SET EXERCISE> Look at the data below and print exactly the lines from its first line through the line with "from bokeh.resources import INLINE"; the pictures stay out of the copy.

SOURCE EXCERPT>
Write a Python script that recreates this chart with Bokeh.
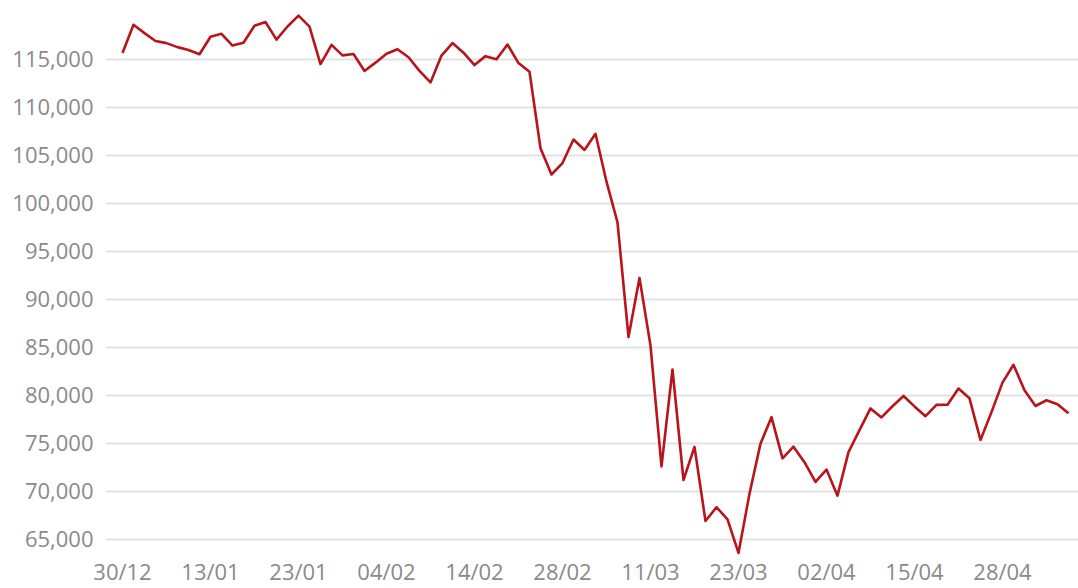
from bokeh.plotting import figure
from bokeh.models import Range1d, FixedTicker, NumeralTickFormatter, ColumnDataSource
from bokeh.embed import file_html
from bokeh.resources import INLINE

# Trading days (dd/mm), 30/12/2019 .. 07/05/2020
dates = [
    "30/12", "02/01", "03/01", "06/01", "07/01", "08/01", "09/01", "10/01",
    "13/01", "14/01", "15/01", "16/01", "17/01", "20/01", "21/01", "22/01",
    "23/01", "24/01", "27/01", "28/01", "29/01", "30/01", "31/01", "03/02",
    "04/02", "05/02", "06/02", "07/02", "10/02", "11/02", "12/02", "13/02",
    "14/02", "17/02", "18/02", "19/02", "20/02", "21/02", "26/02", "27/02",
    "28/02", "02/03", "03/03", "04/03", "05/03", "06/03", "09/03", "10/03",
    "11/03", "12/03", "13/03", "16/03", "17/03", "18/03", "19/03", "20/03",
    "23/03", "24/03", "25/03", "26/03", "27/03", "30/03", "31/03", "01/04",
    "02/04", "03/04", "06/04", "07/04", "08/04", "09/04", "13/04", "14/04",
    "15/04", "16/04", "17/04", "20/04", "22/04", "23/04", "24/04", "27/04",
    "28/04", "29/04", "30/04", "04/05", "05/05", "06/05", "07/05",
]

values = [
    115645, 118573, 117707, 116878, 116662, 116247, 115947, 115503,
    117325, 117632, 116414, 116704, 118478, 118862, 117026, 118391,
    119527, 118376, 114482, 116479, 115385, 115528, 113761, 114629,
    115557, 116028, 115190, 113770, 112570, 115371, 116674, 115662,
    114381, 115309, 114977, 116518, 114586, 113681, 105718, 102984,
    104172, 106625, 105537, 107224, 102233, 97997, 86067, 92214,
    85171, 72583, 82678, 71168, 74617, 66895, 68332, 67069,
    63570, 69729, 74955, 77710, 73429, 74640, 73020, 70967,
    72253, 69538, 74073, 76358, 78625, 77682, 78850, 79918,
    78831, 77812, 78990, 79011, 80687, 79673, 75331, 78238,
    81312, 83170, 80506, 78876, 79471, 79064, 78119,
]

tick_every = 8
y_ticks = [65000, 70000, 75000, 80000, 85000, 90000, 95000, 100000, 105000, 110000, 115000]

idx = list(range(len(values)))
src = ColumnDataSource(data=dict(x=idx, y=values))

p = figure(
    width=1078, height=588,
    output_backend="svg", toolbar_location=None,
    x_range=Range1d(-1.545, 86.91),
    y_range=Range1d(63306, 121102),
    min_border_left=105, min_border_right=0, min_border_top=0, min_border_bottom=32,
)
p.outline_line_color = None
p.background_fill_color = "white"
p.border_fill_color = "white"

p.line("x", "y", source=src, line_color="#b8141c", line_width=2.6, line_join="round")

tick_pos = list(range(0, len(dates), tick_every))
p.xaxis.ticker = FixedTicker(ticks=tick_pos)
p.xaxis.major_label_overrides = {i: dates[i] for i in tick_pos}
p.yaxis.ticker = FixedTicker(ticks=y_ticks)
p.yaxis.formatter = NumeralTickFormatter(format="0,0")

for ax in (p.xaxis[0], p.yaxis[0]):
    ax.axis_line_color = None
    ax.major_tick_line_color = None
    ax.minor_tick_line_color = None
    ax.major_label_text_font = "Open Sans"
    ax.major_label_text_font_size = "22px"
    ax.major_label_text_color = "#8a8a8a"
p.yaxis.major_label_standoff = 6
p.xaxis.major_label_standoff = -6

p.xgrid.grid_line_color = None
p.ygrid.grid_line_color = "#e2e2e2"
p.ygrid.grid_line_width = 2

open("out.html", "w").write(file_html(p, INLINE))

SOLUTION TO THIS TASK>
Write a Python script that recreates this chart with Bokeh.
from bokeh.plotting import figure
from bokeh.models import Range1d, FixedTicker, NumeralTickFormatter, ColumnDataSource
from bokeh.embed import file_html
from bokeh.resources import INLINE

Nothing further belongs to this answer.